## EXTRACTED DATA

◆ ◆ ◆

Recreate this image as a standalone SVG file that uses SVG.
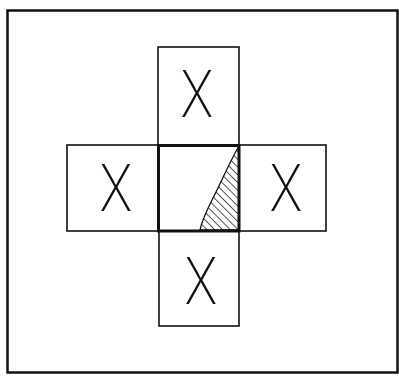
<svg xmlns="http://www.w3.org/2000/svg" width="399" height="377" viewBox="0 0 399 377">
<style>
.box{fill:none;stroke:#111;stroke-width:1.6}
.thick{fill:none;stroke:#111;stroke-width:3}
.x{font-family:Inter,"DejaVu Sans","Liberation Sans",sans-serif;font-weight:200;font-size:64px;fill:#111;text-anchor:middle}
</style>
<defs>
<pattern id="hatch" patternUnits="userSpaceOnUse" width="5.5" height="5.5" patternTransform="rotate(-45)">
<line x1="0" y1="0" x2="0" y2="5.5" stroke="#111" stroke-width="1.4"/>
</pattern>
</defs>
<rect width="399" height="377" fill="#fff"/>
<g id="frame"><rect x="7.5" y="10.5" width="390" height="362" fill="none" stroke="#111" stroke-width="2.5"/></g>
<g id="top"><rect class="box" x="158" y="47" width="81" height="98"/><text class="x" transform="translate(197,117) scale(0.8,1)">X</text></g>
<g id="left"><rect class="box" x="67" y="145" width="91" height="86"/><text class="x" transform="translate(116,211) scale(0.8,1)">X</text></g>
<g id="right"><rect class="box" x="239" y="145" width="87" height="86"/><text class="x" transform="translate(286,211) scale(0.8,1)">X</text></g>
<g id="bottom"><rect class="box" x="159" y="231" width="80" height="95"/><text class="x" transform="translate(201,304) scale(0.8,1)">X</text></g>
<g id="center">
<path d="M239,146 C228,165 220,185 212,200 C206,212 202,220 200,230 L239,230 Z" fill="url(#hatch)" stroke="#111" stroke-width="1.3"/>
<rect class="thick" x="158.5" y="145.5" width="80.5" height="85.5"/>
</g>
</svg>
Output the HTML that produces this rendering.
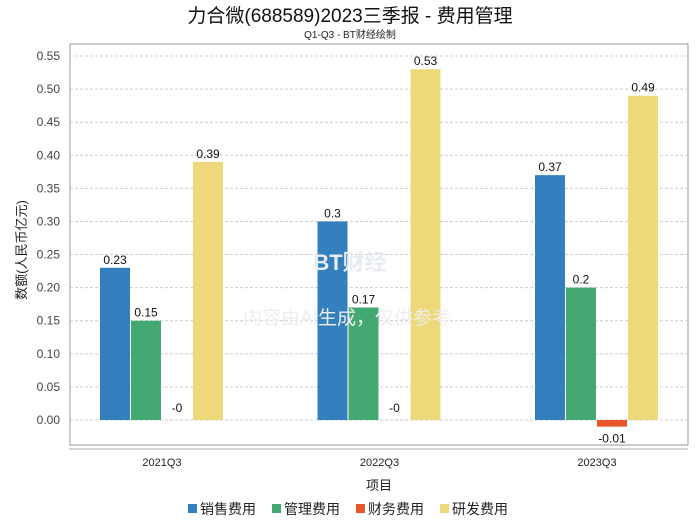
<!DOCTYPE html>
<html><head><meta charset="utf-8">
<style>
body{margin:0;background:#fff;font-family:"Liberation Sans","Noto Sans CJK SC",sans-serif;}
svg text{font-family:"Liberation Sans","Noto Sans CJK SC",sans-serif;}
</style></head>
<body>
<svg id="c" width="700" height="524">
<text x="350" y="22" text-anchor="middle" font-size="19" fill="#111">力合微(688589)2023三季报 - 费用管理</text>
<text x="350" y="38" text-anchor="middle" font-size="10" fill="#222">Q1-Q3 - BT财经绘制</text>
<rect x="70" y="44" width="618" height="401" fill="#fff" stroke="#999"/>
<line x1="69" y1="449" x2="688" y2="449" stroke="#aaa"/>
<g id="grid"></g><g id="bars"></g>
<text x="350" y="270" text-anchor="middle" font-size="22" font-weight="bold" fill="#e8ecf2">BT财经</text>
<text x="347" y="324" text-anchor="middle" font-size="19" fill="#eeeeee">内容由AI生成，仅供参考</text>
<text x="26" y="250" text-anchor="middle" font-size="13" fill="#222" transform="rotate(-90 26 250)">数额(人民币亿元)</text>
<text x="379" y="490" text-anchor="middle" font-size="13" fill="#222">项目</text>
<g id="legend"></g>
</svg>
<script>
const categories=["2021Q3","2022Q3","2023Q3"];
const seriesNames=["销售费用","管理费用","财务费用","研发费用"];
const sales=[0.23,0.3,0.37];
const admin=[0.15,0.17,0.2];
const finance=[-0.0001,-0.0001,-0.01];
const rnd=[0.39,0.53,0.49];
const labelsFinance=["-0","-0","-0.01"];
const yTicks=[0,0.05,0.1,0.15,0.2,0.25,0.3,0.35,0.4,0.45,0.5,0.55];
const colors=["#3480be","#44a872","#e8562a","#edd97a"];
const NS="http://www.w3.org/2000/svg";
const y=v=>420-v*661.8;
const cx=i=>162+i*217.5;
function mk(t,a,p){const e=document.createElementNS(NS,t);for(const k in a)e.setAttribute(k,a[k]);p.appendChild(e);return e;}
const grid=document.getElementById('grid');
yTicks.forEach(t=>{
 const l=mk('line',{x1:70,x2:688,y1:y(t),y2:y(t),stroke:'#ccc','stroke-dasharray':'3,2'},grid);
 
 
 const tx=mk('text',{x:60,y:y(t)+4,'text-anchor':'end','font-size':12,fill:'#444'},grid);
 tx.textContent=t.toFixed(2);
 
 
});
const bars=document.getElementById('bars');
const series=[sales,admin,finance,rnd];
categories.forEach((c,i)=>{
 const ct=mk('text',{x:cx(i),y:466,'text-anchor':'middle','font-size':11,fill:'#222'},bars);
 ct.textContent=c;
 
 
 series.forEach((s,j)=>{
  const v=s[i];const x0=cx(i)-62+j*31;
  const top=Math.min(y(v),y(0)),h=Math.abs(y(v)-y(0));
  const r=mk('rect',{x:x0,y:top,width:30,height:h,fill:colors[j]},bars);
  
  
  const lab=j==2?labelsFinance[i]:String(v);
  const small=Math.abs(v)<0.005;
  const ly=(v>=0||small)?top-4-(small?4:0):y(v)+16;
  const t=mk('text',{x:x0+15,y:ly,'text-anchor':'middle','font-size':12,fill:'#111'},bars);
  t.textContent=lab;
  
  
 });
});
const lg=document.getElementById('legend');
const lx=[188,272,356,440];
seriesNames.forEach((n,j)=>{
 const r=mk('rect',{x:lx[j],y:504,width:9,height:9,fill:colors[j]},lg);
 
 
 const t=mk('text',{x:lx[j]+12,y:514,'font-size':14,fill:'#222'},lg);
 t.textContent=n;
 
 
});
</script>
</body></html>
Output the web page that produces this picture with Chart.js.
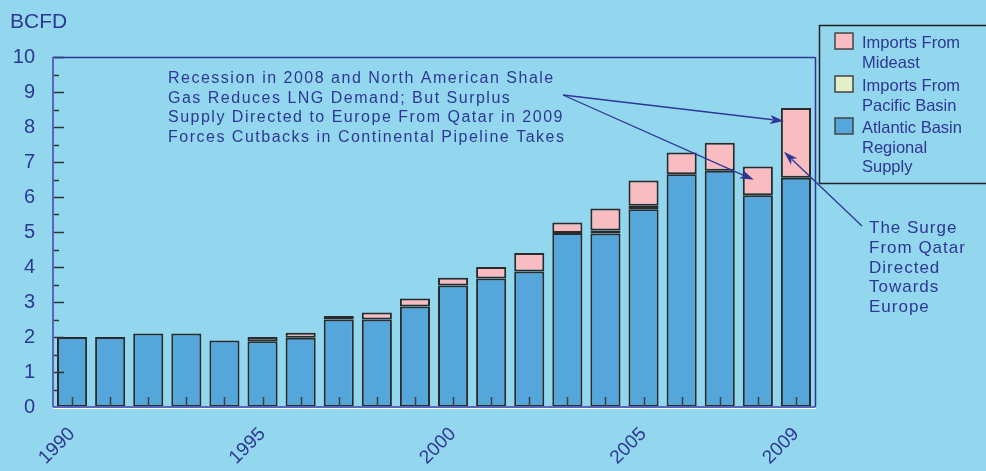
<!DOCTYPE html>
<html>
<head>
<meta charset="utf-8">
<script src="https://cdn.jsdelivr.net/npm/chart.js@4.4.0/dist/chart.umd.min.js"></script>
<style>
  html, body { margin: 0; padding: 0; background: #93d7ee; }
  #wrap { width: 986px; height: 471px; }
</style>
</head>
<body>
<div id="wrap"><canvas id="myChart" width="986" height="471"></canvas></div>
<script>
// data (BCFD)
const years = ['1990', '1991', '1992', '1993', '1994', '1995', '1996', '1997', '1998', '1999',
               '2000', '2001', '2002', '2003', '2004', '2005', '2006', '2007', '2008', '2009'];
const atlantic = [2.0, 2.0, 2.1, 2.1, 1.9, 1.88, 1.98, 2.5, 2.5, 2.87,
                  3.47, 3.67, 3.87, 4.97, 4.96, 5.65, 6.65, 6.75, 6.05, 6.55];
const pacific = [0, 0, 0, 0, 0, 0, 0, 0, 0, 0,
                 0, 0, 0, 0, 0.08, 0.1, 0, 0, 0, 0];
const mideast = [0, 0, 0, 0, 0, 0.12, 0.14, 0.1, 0.2, 0.23,
                 0.22, 0.33, 0.53, 0.3, 0.63, 0.72, 0.62, 0.8, 0.82, 1.99];
const shownYears = ['1990', '1995', '2000', '2005', '2009'];
const yTicks = [0, 1, 2, 3, 4, 5, 6, 7, 8, 9, 10];

const ink = '#2e3796';
const bg = '#93d7ee';
const colBlue = '#55a7db';
const colPacific = '#e3efc9';
const colMideast = '#f9bdc1';
const edge = '#2b2b2b';

const noteLines = ['Recession in 2008 and North American Shale',
                   'Gas Reduces LNG Demand; But Surplus',
                   'Supply Directed to Europe From Qatar in 2009',
                   'Forces Cutbacks in Continental Pipeline Takes'];
const surgeLines = ['The Surge', 'From Qatar', 'Directed', 'Towards', 'Europe'];
const legendItems = [
  { color: colMideast, lines: ['Imports From', 'Mideast'] },
  { color: colPacific, lines: ['Imports From', 'Pacific Basin'] },
  { color: colBlue, lines: ['Atlantic Basin', 'Regional', 'Supply'] }
];

function arrow(ctx, x1, y1, x2, y2) {
  const a = Math.atan2(y2 - y1, x2 - x1);
  const len = 14, w = 4.5;
  ctx.beginPath();
  ctx.moveTo(x1, y1);
  ctx.lineTo(x2 - Math.cos(a) * len * 0.8, y2 - Math.sin(a) * len * 0.8);
  ctx.stroke();
  ctx.beginPath();
  ctx.moveTo(x2, y2);
  ctx.lineTo(x2 - Math.cos(a) * len - Math.sin(a) * w, y2 - Math.sin(a) * len + Math.cos(a) * w);
  ctx.lineTo(x2 - Math.cos(a) * len * 0.75, y2 - Math.sin(a) * len * 0.75);
  ctx.lineTo(x2 - Math.cos(a) * len + Math.sin(a) * w, y2 - Math.sin(a) * len - Math.cos(a) * w);
  ctx.closePath();
  ctx.fill();
}

const decor = {
  id: 'decor',
  beforeDraw(chart) {
    const ctx = chart.ctx;
    ctx.save();
    ctx.fillStyle = bg;
    ctx.fillRect(0, 0, chart.width, chart.height);
    ctx.restore();
  },
  afterDatasetsDraw(chart) {
    const ctx = chart.ctx;
    const area = chart.chartArea;
    const xs = chart.scales.x, ys = chart.scales.y;
    ctx.save();

    // category ticks inside bars
    ctx.strokeStyle = '#3a3f4a';
    ctx.lineWidth = 1.5;
    years.forEach((y, i) => {
      const x = Math.round(xs.getPixelForValue(i)) + 0.5;
      ctx.beginPath();
      ctx.moveTo(x, area.bottom);
      ctx.lineTo(x, area.bottom - 10);
      ctx.stroke();
    });

    // y ticks, major and minor, pointing into the plot
    ctx.strokeStyle = '#333';
    for (let v = 0; v <= 10; v += 0.5) {
      const y = Math.round(ys.getPixelForValue(v)) + 0.5;
      const len = Number.isInteger(v) ? 11 : 6;
      ctx.beginPath();
      ctx.moveTo(area.left, y);
      ctx.lineTo(area.left + len, y);
      ctx.stroke();
    }

    // frame
    ctx.lineWidth = 1.5;
    ctx.strokeStyle = ink;
    ctx.beginPath();
    ctx.moveTo(area.left, area.top + 0.5);
    ctx.lineTo(area.right, area.top + 0.5);
    ctx.moveTo(area.right + 0.5, area.top);
    ctx.lineTo(area.right + 0.5, area.bottom);
    ctx.stroke();
    ctx.strokeStyle = '#5866bb';
    ctx.lineWidth = 2;
    ctx.beginPath();
    ctx.moveTo(area.left, area.top);
    ctx.lineTo(area.left, area.bottom);
    ctx.moveTo(area.left, area.bottom);
    ctx.lineTo(area.right, area.bottom);
    ctx.stroke();
    ctx.strokeStyle = '#ffffff';
    ctx.lineWidth = 1;
    ctx.beginPath();
    ctx.moveTo(area.left, area.bottom + 1.5);
    ctx.lineTo(area.right + 1, area.bottom + 1.5);
    ctx.stroke();

    // axis title
    ctx.fillStyle = ink;
    ctx.font = '21px "Liberation Sans", Arial, sans-serif';
    ctx.textBaseline = 'alphabetic';
    ctx.textAlign = 'left';
    ctx.fillText('BCFD', 10, 28);

    // annotation text
    ctx.font = '16px "Liberation Sans", Arial, sans-serif';
    ctx.letterSpacing = '1.5px';
    noteLines.forEach((t, i) => ctx.fillText(t, 168, 83 + i * 19.5));
    ctx.font = '17px "Liberation Sans", Arial, sans-serif';
    ctx.letterSpacing = '1px';
    surgeLines.forEach((t, i) => ctx.fillText(t, 869, 233 + i * 19.8));
    ctx.letterSpacing = '0px';

    // arrows, heads anchored to bars through the scales
    ctx.strokeStyle = ink;
    ctx.fillStyle = ink;
    ctx.lineWidth = 1.3;
    arrow(ctx, 563, 95, xs.getPixelForValue(19) - 12, ys.getPixelForValue(8.17));
    arrow(ctx, 563, 95, xs.getPixelForValue(18) - 4, ys.getPixelForValue(6.49));
    arrow(ctx, 862, 226, xs.getPixelForValue(19) - 12, ys.getPixelForValue(7.29));

    // legend box
    ctx.strokeStyle = '#222';
    ctx.lineWidth = 1.5;
    ctx.strokeRect(819.5, 25.5, 200, 158);
    const swY = [33, 76, 118];
    const txtY = [48, 91, 133];
    ctx.font = '16.5px "Liberation Sans", Arial, sans-serif';
    legendItems.forEach((it, i) => {
      ctx.fillStyle = it.color;
      ctx.fillRect(835, swY[i], 18, 16);
      ctx.strokeStyle = '#444';
      ctx.lineWidth = 1.5;
      ctx.strokeRect(835, swY[i], 18, 16);
      ctx.fillStyle = ink;
      it.lines.forEach((t, k) => ctx.fillText(t, 862, txtY[i] + k * 19.5));
    });
    ctx.restore();
  }
};

const ctx = document.getElementById('myChart');
const barStyle = {
  borderColor: edge,
  borderWidth: 2,
  borderSkipped: false,
  barPercentage: 0.79,
  categoryPercentage: 1.0
};

new Chart(ctx, {
  type: 'bar',
  data: {
    labels: years,
    datasets: [
      Object.assign({ label: 'Atlantic Basin Regional Supply', data: atlantic, backgroundColor: colBlue }, barStyle),
      Object.assign({ label: 'Imports From Pacific Basin', data: pacific, backgroundColor: colPacific }, barStyle),
      Object.assign({ label: 'Imports From Mideast', data: mideast, backgroundColor: colMideast }, barStyle)
    ]
  },
  options: {
    responsive: false,
    animation: false,
    layout: { padding: { top: 57, right: 171, left: 0, bottom: 0 } },
    plugins: {
      legend: { display: false },
      tooltip: { enabled: false }
    },
    scales: {
      x: {
        stacked: true,
        grid: { display: false },
        border: { display: false },
        afterFit: (s) => { s.height = 64; },
        ticks: {
          autoSkip: false,
          maxRotation: 45,
          minRotation: 45,
          padding: 8,
          color: ink,
          font: { family: '"Liberation Sans", Arial, sans-serif', size: 19 },
          callback: function (v) {
            const y = this.getLabelForValue(v);
            return shownYears.includes(y) ? y : '';
          }
        }
      },
      y: {
        stacked: true,
        min: 0,
        max: 10,
        grid: { display: false },
        border: { display: false },
        afterFit: (s) => { s.width = 53; },
        afterBuildTicks: (s) => { s.ticks = yTicks.map(v => ({ value: v })); },
        ticks: {
          padding: 10,
          color: ink,
          font: { family: '"Liberation Sans", Arial, sans-serif', size: 20 }
        }
      }
    }
  },
  plugins: [decor]
});
</script>
</body>
</html>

◆ ◆ ◆

## REQUIREMENTS
Show all lines in the entries above where the word "produces" appears.

## WRITTEN REPLY
Output the HTML that produces this rendering.
Output the web page that produces this picture with Chart.js.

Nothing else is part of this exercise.